Und jetzt, so schließen die AutorInnen im dritten, dem politischsten Teil des Buches, stehen wir an einem Ende der Erzählungen des kämpferischen Agens. Die Überwindungsgeschichte ist lebensbedrohlich geworden. Wenn wir so weiter machen, wie bisher, wird es mit uns ein baldiges, schlimmes Ende nehmen. Es gibt mit unseren gewohnten Lösungen den Wohlstand nicht für alle, er beruht auf Ausbeutung, die uns alle letztlich unserer Ressourcen beraubt. Die „Anderen“ sind nicht ein antagonistisches Objekt, das man nur zu besiegen braucht, sondern Teil der Gesellschaft, die Benachteiligten dieser antagonistischen Erzählung, die POC, die Minderheiten, vor allem die Frauen haben ein Recht auf Teilhabe, auf ihre eigene Erzählung, und fordern diese auch machtvoll ein.

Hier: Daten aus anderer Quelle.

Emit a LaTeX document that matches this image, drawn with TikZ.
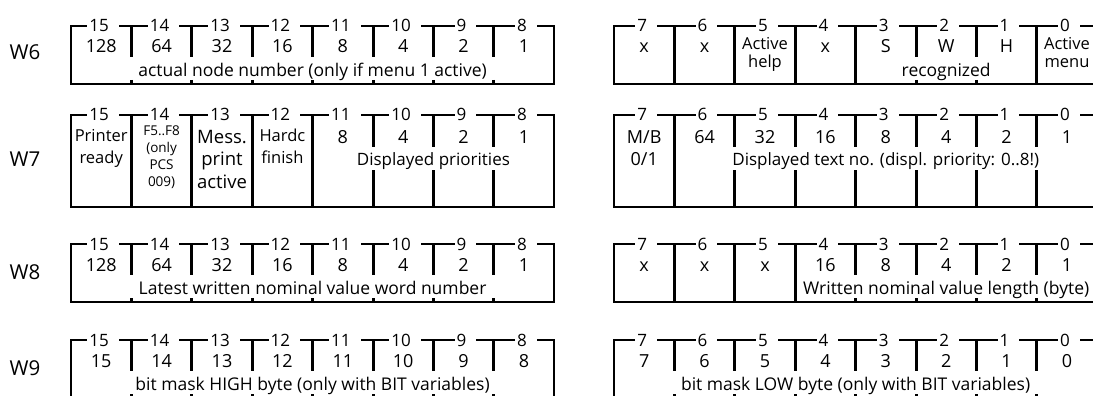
\documentclass[tikz,border=0pt]{standalone}
\usepackage{fontspec}
\setmainfont{Open Sans}

\newcommand{\valfont}{\fontsize{18}{22.5}\selectfont}
\newcommand{\descfont}{\fontsize{17.5}{20}\selectfont}
\newcommand{\bigdescfont}{\fontsize{17}{20}\selectfont}
\newcommand{\bitfont}{\fontsize{17}{20}\selectfont}
\newcommand{\twofont}{\fontsize{16.5}{22}\selectfont}
\newcommand{\messfont}{\fontsize{18.5}{22.5}\selectfont}
\newcommand{\actfont}{\fontsize{16.5}{17.5}\selectfont}
\newcommand{\tinyfont}{\fontsize{13.5}{17}\selectfont}
\newcommand{\wfont}{\fontsize{20.5}{22}\selectfont}

\def\cw{60.4}

% frame of one register: x0, top, bottom, highest bit
\newcommand{\regbox}[4]{%
  \draw[frame] (#1,#3) -- (#1,#2) -- ({#1+8*\cw},#2) -- ({#1+8*\cw},#3) -- cycle;
  \foreach \k in {0,...,7}{%
    \pgfmathtruncatemacro{\bitval}{#4-\k}%
    \node[bitno] (bit\bitval-#2) at ({#1+(\k+0.5)*\cw+2},{#2+6}) {\bitval\kern8pt};
  }}
% dividers: x0, top, bottom, list
\newcommand{\fulldiv}[4]{%
  \foreach \k in {#4}
    \draw[divider] ({#1+\k*\cw},#2) -- ({#1+\k*\cw},#3);}
% dividers with a gap: x0, top, bottom, list, gap start, gap end
\newcommand{\splitdiv}[6]{%
  \foreach \k in {#4}
    \draw[divider] ({#1+\k*\cw},#2) -- ({#1+\k*\cw},#5)
                   ({#1+\k*\cw},#6) -- ({#1+\k*\cw},#3);}

\begin{document}
\begin{tikzpicture}[x=1pt, y=-1pt,
    frame/.style={line width=1.8pt},
    divider/.style={line width=3pt},
    bitno/.style={fill=white, inner xsep=2pt, inner ysep=0pt, anchor=base, font=\bitfont},
    value/.style={anchor=base, align=center, inner sep=0pt, font=\valfont},
    desc/.style={anchor=base, inner sep=0pt, font=\descfont},
    regname/.style={anchor=base, inner sep=0pt, font=\wfont}
  ]
  \useasboundingbox (0,0) rectangle (1093,396);
  \clip (0,0) rectangle (1093,396);

  % W6 (multi-line values are placed by their last baseline)
  \node[regname] (w6) at (25,60) {W6};
  \regbox{71}{26}{84}{15}
  \splitdiv{71}{26}{84}{1,...,7}{57}{80}
  \regbox{614}{26}{84}{7}
  \fulldiv{614}{26}{84}{1,2,3,4,7}
  \splitdiv{614}{26}{84}{5,6}{57}{80}
  \foreach \v [count=\k from 0] in {128,64,32,16,8,4,2,1}
    \node[value] (w6l\k) at ({71+(\k+0.5)*\cw},53) {\v};
  \node[value] (w6r0) at ({614+0.5*\cw},53) {x};
  \node[value] (w6r1) at ({614+1.5*\cw},53) {x};
  \node[value, font=\actfont] (w6r2) at ({614+2.5*\cw},67.5) {Active\\help};
  \node[value] (w6r3) at ({614+3.5*\cw},53) {x};
  \node[value] (w6r4) at ({614+4.5*\cw},53) {S};
  \node[value] (w6r5) at ({614+5.5*\cw},53) {W};
  \node[value] (w6r6) at ({614+6.5*\cw},53) {H};
  \node[value, font=\actfont] (w6r7) at ({614+7.5*\cw},67.5) {Active\\menu};
  \node[desc] (w6ld) at ({71+4*\cw},76.5) {actual node number (only if menu 1 active)};
  \node[desc] (w6rd) at ({614+5.5*\cw},76.5) {recognized};

  % W7
  \node[regname] (w7) at (25,166) {W7};
  \regbox{71}{115}{207}{15}
  \fulldiv{71}{115}{207}{1,2,3,4}
  \splitdiv{71}{115}{207}{5,6,7}{147}{170}
  \regbox{614}{115}{207}{7}
  \fulldiv{614}{115}{207}{1}
  \splitdiv{614}{115}{207}{2,...,7}{147}{170}
  \node[value, font=\twofont] (w7l0) at ({71+0.5*\cw},163) {Printer\\ready};
  \node[value, font=\tinyfont] (w7l1) at ({71+1.5*\cw},186) {F5..F8\\(only\\PCS\\009)};
  \node[value, font=\messfont] (w7l2) at ({71+2.5*\cw},188) {Mess.\\print\\active};
  \node[value, font=\twofont] (w7l3) at ({71+3.5*\cw},163) {Hardc\\finish};
  \foreach \v [count=\k from 4] in {8,4,2,1}
    \node[value] (w7l\k) at ({71+(\k+0.5)*\cw},143) {\v};
  \node[value] (w7r0) at ({614+0.5*\cw},165.5) {M/B\\0/1};
  \foreach \v [count=\k from 1] in {64,32,16,8,4,2,1}
    \node[value] (w7r\k) at ({614+(\k+0.5)*\cw},143) {\v};
  \node[desc, font=\bigdescfont] (w7ld) at ({71+6*\cw},165) {Displayed priorities};
  \node[desc, font=\bigdescfont] (w7rd) at ({614+4.5*\cw},165) {Displayed text no. (displ. priority: 0..8!)};

  % W8
  \node[regname] (w8) at (25,279) {W8};
  \regbox{71}{244}{302}{15}
  \splitdiv{71}{244}{302}{1,...,7}{275}{298}
  \regbox{614}{244}{302}{7}
  \fulldiv{614}{244}{302}{1,2,3}
  \splitdiv{614}{244}{302}{4,...,7}{275}{298}
  \foreach \v [count=\k from 0] in {128,64,32,16,8,4,2,1}
    \node[value] (w8l\k) at ({71+(\k+0.5)*\cw},271) {\v};
  \foreach \v [count=\k from 0] in {x,x,x,16,8,4,2,1}
    \node[value] (w8r\k) at ({614+(\k+0.5)*\cw},271) {\v};
  \node[desc] (w8ld) at ({71+4*\cw},294.5) {Latest written nominal value word number};
  \node[desc] (w8rd) at ({614+5.5*\cw},294.5) {Written nominal value length (byte)};

  % W9
  \node[regname] (w9) at (25,375) {W9};
  \regbox{71}{340}{398}{15}
  \splitdiv{71}{340}{398}{1,...,7}{371}{394}
  \regbox{614}{340}{398}{7}
  \splitdiv{614}{340}{398}{1,...,7}{371}{394}
  \foreach \v [count=\k from 0] in {15,14,13,12,11,10,9,8}
    \node[value] (w9l\k) at ({71+(\k+0.5)*\cw},367) {\v};
  \foreach \v [count=\k from 0] in {7,6,5,4,3,2,1,0}
    \node[value] (w9r\k) at ({614+(\k+0.5)*\cw},367) {\v};
  \node[desc] (w9ld) at ({71+4*\cw},390.5) {bit mask HIGH byte (only with BIT variables)};
  \node[desc] (w9rd) at ({614+4*\cw},390.5) {bit mask LOW byte (only with BIT variables)};
\end{tikzpicture}
\end{document}
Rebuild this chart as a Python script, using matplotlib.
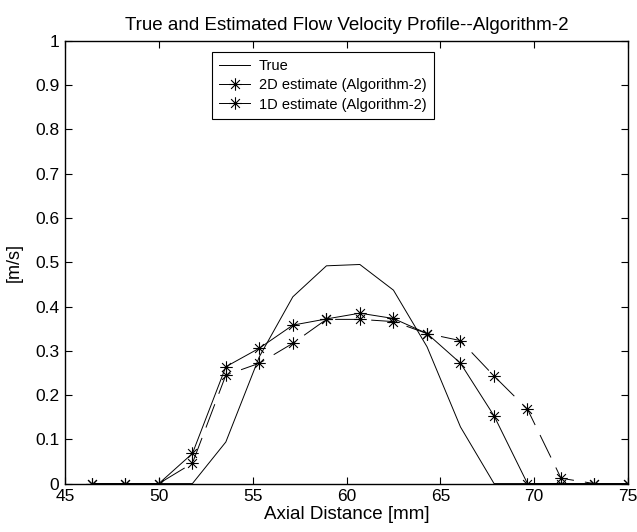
import matplotlib
matplotlib.use("Agg")
import matplotlib.pyplot as plt
from matplotlib.path import Path

plt.rcParams['font.family'] = ['Liberation Sans', 'DejaVu Sans']
plt.rcParams['lines.scale_dashes'] = False

axial_mm = [46.43, 48.21, 50.0, 51.79, 53.57, 55.36, 57.14, 58.93, 60.71,
            62.5, 64.29, 66.07, 67.86, 69.64, 71.43, 73.21, 75.0]
true_vel = [0, 0, 0, 0, 0.094, 0.287, 0.422, 0.492, 0.495,
            0.437, 0.309, 0.128, 0, 0, 0, 0, 0]
est_2d = [0, 0, 0, 0.068, 0.264, 0.306, 0.358, 0.372, 0.385,
          0.373, 0.339, 0.272, 0.153, 0, 0, 0, 0]
est_1d = [0, 0, 0, 0.046, 0.245, 0.272, 0.317, 0.371, 0.371,
          0.366, 0.339, 0.323, 0.243, 0.168, 0.012, 0, 0]

x_ticks = [45, 50, 55, 60, 65, 70, 75]
y_ticks = [0, 0.1, 0.2, 0.3, 0.4, 0.5, 0.6, 0.7, 0.8, 0.9, 1]
y_tick_labels = ['0', '0.1', '0.2', '0.3', '0.4', '0.5', '0.6', '0.7', '0.8', '0.9', '1']

# MATLAB-style asterisk marker (plus + cross)
d = 0.7071
asterisk = Path(
    [(0, -1), (0, 1), (-1, 0), (1, 0), (-d, -d), (d, d), (-d, d), (d, -d)],
    [Path.MOVETO, Path.LINETO] * 4)

fig = plt.figure(figsize=(6.37, 5.32), dpi=100)
ax = fig.add_axes([0.102, 0.091, 0.884, 0.832])

ax.plot(axial_mm, true_vel, color='black', lw=0.7, label='True')
ax.plot(axial_mm, est_2d, color='black', lw=0.7, marker=asterisk, ms=9,
        mew=0.8, mfc='none', label='2D estimate (Algorithm-2)')
ax.plot(axial_mm, est_1d, color='black', lw=0.7, marker=asterisk, ms=9,
        mew=0.8, mfc='none', dashes=(18, 8), label='1D estimate (Algorithm-2)')

ax.set_xlim(45, 75)
ax.set_ylim(0, 1)
ax.set_xticks(x_ticks)
ax.set_yticks(y_ticks)
ax.set_yticklabels(y_tick_labels)
ax.tick_params(direction='in', top=True, right=True, labelsize=12.5,
               length=5, width=0.8, pad=4)
for s in ax.spines.values():
    s.set_linewidth(1.0)

ax.set_title('True and Estimated Flow Velocity Profile--Algorithm-2',
             fontsize=13.5, pad=8)
ax.set_xlabel('Axial Distance [mm]', fontsize=13.5, labelpad=1)
ax.set_ylabel('[m/s]', fontsize=13, labelpad=9)

leg = ax.legend(loc='upper left', bbox_to_anchor=(0.261, 0.975),
                fontsize=10.5, frameon=True, fancybox=False,
                edgecolor='black', framealpha=1, borderpad=0.5,
                labelspacing=0.35, handlelength=2.1, handletextpad=0.6,
                borderaxespad=0)
leg.get_frame().set_linewidth(0.8)
for h in leg.get_lines():
    h.set_linestyle('-')

fig.savefig('out.png', dpi=100)
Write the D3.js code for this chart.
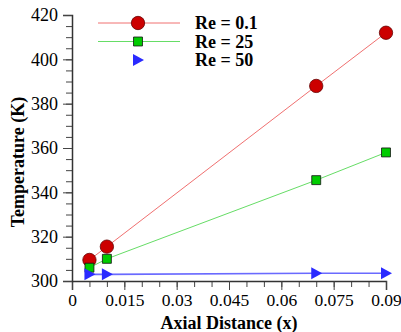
<!DOCTYPE html>
<html>
<head>
<meta charset="utf-8">
<script src="https://cdn.jsdelivr.net/npm/d3@7"></script>
<style>
  body { margin: 0; background: #fff; }
  text { font-family: "Liberation Serif", "Times New Roman", serif; }
</style>
</head>
<body>
<svg width="401" height="332"></svg>
<script>
// data
var xs = [0.005, 0.01, 0.07, 0.09];
var re01 = [309.5, 315.5, 388, 412];
var re25 = [306, 310, 345.5, 358];
var re50 = [303, 303, 303.5, 303.5];
var seriesNames = ["Re = 0.1", "Re = 25", "Re = 50"];
var xTicks = [0, 0.015, 0.03, 0.045, 0.06, 0.075, 0.09];
var yTicks = [300, 320, 340, 360, 380, 400, 420];

var margin = { top: 15, right: 15, bottom: 51, left: 72 },
    width = 386 - margin.left,
    height = 281 - margin.top;

var svg = d3.select("svg")
    .append("g")
    .attr("transform", "translate(" + margin.left + "," + margin.top + ")");

var x = d3.scaleLinear().domain([0, 0.09]).range([0, width]);
var y = d3.scaleLinear().domain([300, 420]).range([height, 0]);

// minor ticks
var xMinor = d3.range(0, 0.0901, 0.005);
var yMinor = d3.range(300, 420.1, 5);

svg.append("g")
    .attr("transform", "translate(0," + height + ")")
    .call(d3.axisBottom(x).tickValues(xMinor).tickSize(6).tickFormat(""))
    .call(g => g.selectAll("line").attr("stroke", "#444"))
    .call(g => g.select(".domain").remove());

svg.append("g")
    .call(d3.axisLeft(y).tickValues(yMinor).tickSize(6).tickFormat(""))
    .call(g => g.selectAll("line").attr("stroke", "#444"))
    .call(g => g.select(".domain").remove());

var xAxis = svg.append("g")
    .attr("transform", "translate(0," + height + ")")
    .call(d3.axisBottom(x).tickValues(xTicks).tickSize(9).tickPadding(4)
        .tickFormat(function (d) { return d === 0 ? "0" : String(+d.toFixed(3)); }));
xAxis.select(".domain").attr("stroke", "#333").attr("stroke-width", 1.5);
xAxis.selectAll("line").attr("stroke", "#444");
xAxis.selectAll("text").attr("font-size", 17.5).attr("fill", "#000")
    .attr("font-family", "Liberation Serif, serif");

var yAxis = svg.append("g")
    .call(d3.axisLeft(y).tickValues(yTicks).tickSize(9).tickPadding(5));
yAxis.select(".domain").attr("stroke", "#333").attr("stroke-width", 1.5);
yAxis.selectAll("line").attr("stroke", "#444");
yAxis.selectAll("text").attr("font-size", 18).attr("fill", "#000")
    .attr("font-family", "Liberation Serif, serif");

// axis titles
svg.append("text")
    .attr("x", 157)
    .attr("y", height + 48)
    .attr("text-anchor", "middle")
    .attr("font-size", 18)
    .attr("font-weight", "bold")
    .text("Axial Distance (x)");

svg.append("text")
    .attr("transform", "translate(" + (-48) + "," + (height / 2 + 14) + ")rotate(-90)")
    .attr("text-anchor", "middle")
    .attr("font-size", 18)
    .attr("font-weight", "bold")
    .text("Temperature (K)");

var line = d3.line()
    .x(function (d) { return x(d[0]); })
    .y(function (d) { return y(d[1]); });

var series = [
    { name: seriesNames[0], vals: re01, line: "#f07070", fill: "#cc0000", stroke: "#660000", shape: d3.symbolCircle, size: 140 },
    { name: seriesNames[1], vals: re25, line: "#66dd66", fill: "#00cc00", stroke: "#111", shape: d3.symbolSquare, size: 80 },
    { name: seriesNames[2], vals: re50, line: "#6a6aff", fill: "#2a2aff", stroke: "none", shape: "tri", size: 0 }
];

function marker(g, s) {
    if (s.shape === "tri") {
        g.append("path").attr("d", "M-5,-6L6,0L-5,6Z").attr("fill", s.fill);
    } else {
        g.append("path").attr("d", d3.symbol().type(s.shape).size(s.size)())
            .attr("fill", s.fill).attr("stroke", s.stroke).attr("stroke-width", 0.8);
    }
}

series.forEach(function (s) {
    var pts = xs.map(function (v, i) { return [v, s.vals[i]]; });
    svg.append("path")
        .datum(pts)
        .attr("d", line)
        .attr("fill", "none")
        .attr("stroke", s.line)
        .attr("stroke-width", s.shape === "tri" ? 1.6 : 1);
    svg.selectAll(null)
        .data(pts)
        .enter()
        .append("g")
        .attr("transform", function (d) { return "translate(" + x(d[0]) + "," + y(d[1]) + ")"; })
        .each(function () { marker(d3.select(this), s); });
});

// legend
var legend = svg.append("g").attr("transform", "translate(26,8)");
series.forEach(function (s, i) {
    var g = legend.append("g").attr("transform", "translate(0," + (i * 18.5) + ")");
    if (s.shape !== "tri") {
        g.append("line").attr("x1", 0).attr("x2", 82).attr("y1", 0).attr("y2", 0)
            .attr("stroke", s.line).attr("stroke-width", 1);
    }
    var m = g.append("g").attr("transform", "translate(40,0)");
    marker(m, s);
    g.append("text")
        .attr("x", 97)
        .attr("y", 6)
        .attr("font-size", 18)
        .attr("font-weight", "bold")
        .text(s.name);
});
</script>
</body>
</html>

Die Erfordernisse der Menschheit, die diese zum Überleben braucht sind Gemeinsamkeit, Nachhaltigkeit, Achtsamkeit, Kooperation, Gerechtigkeit, Verlangsamung, Vernunft, planvolles, besonnenes Agieren - davon hat Herkules wenig Ahnung. Die Zerschlagung des gordischen Knotens zerstört das ganze Seil, den Drachen brauchen wir noch, wir sollten ihn nicht töten. Die Demokratie und die darin notwendige diskursive Auseinandersetzung auf Augenhöhe, die Planung der Zukunft, all das lässt sich nicht so leicht in diese sexy Geschichten einpassen.

Doch auch all das wird sich wieder in Geschichten wiederfinden müssen, diese zu erfinden und neu zu definieren, ihre Werte und Themen zu erweitern und zu überwinden, das fordert dieses Buch von uns allen ein. Selbstverständlich wird es mehr brauchen, als nur die „Narrative“ zu ändern, doch das ist – so erklärt das Buch selten wortreich – eine der schwierigsten Aufgaben, die vor uns liegen.